* Work to complete
Begin at the first line below and copy each line exactly, ending with the line where "import plotly.graph_objects as go" appears.

--- Data lines ---

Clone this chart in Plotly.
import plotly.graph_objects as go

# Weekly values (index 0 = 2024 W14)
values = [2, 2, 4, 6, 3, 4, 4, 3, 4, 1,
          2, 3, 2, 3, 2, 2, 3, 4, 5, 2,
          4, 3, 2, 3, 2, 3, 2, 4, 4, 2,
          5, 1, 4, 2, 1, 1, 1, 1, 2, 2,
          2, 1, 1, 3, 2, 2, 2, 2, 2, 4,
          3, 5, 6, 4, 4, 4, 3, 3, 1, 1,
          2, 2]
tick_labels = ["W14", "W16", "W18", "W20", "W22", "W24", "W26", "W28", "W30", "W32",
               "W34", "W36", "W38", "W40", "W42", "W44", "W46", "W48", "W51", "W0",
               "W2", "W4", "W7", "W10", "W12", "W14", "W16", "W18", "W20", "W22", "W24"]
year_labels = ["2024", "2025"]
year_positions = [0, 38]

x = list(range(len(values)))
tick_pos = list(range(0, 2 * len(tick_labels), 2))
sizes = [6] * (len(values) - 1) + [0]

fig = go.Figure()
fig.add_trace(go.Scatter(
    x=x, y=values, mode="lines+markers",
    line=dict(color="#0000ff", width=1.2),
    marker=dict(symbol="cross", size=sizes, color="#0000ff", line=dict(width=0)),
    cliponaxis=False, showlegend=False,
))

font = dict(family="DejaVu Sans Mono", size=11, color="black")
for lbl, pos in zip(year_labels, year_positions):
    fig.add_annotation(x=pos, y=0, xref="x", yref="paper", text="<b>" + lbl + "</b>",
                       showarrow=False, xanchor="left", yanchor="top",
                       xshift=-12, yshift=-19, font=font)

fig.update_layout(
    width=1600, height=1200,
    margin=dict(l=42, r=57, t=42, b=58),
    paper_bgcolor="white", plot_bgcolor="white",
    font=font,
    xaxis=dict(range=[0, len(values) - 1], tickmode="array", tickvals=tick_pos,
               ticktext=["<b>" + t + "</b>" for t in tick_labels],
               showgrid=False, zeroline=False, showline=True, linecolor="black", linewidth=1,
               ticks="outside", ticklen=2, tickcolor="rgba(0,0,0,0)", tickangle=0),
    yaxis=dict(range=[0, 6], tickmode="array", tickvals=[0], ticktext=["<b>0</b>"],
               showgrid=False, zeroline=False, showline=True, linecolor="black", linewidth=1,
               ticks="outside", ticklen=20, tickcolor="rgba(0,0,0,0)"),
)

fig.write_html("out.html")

---

* Answer to this task
Clone this chart in Plotly.
import plotly.graph_objects as go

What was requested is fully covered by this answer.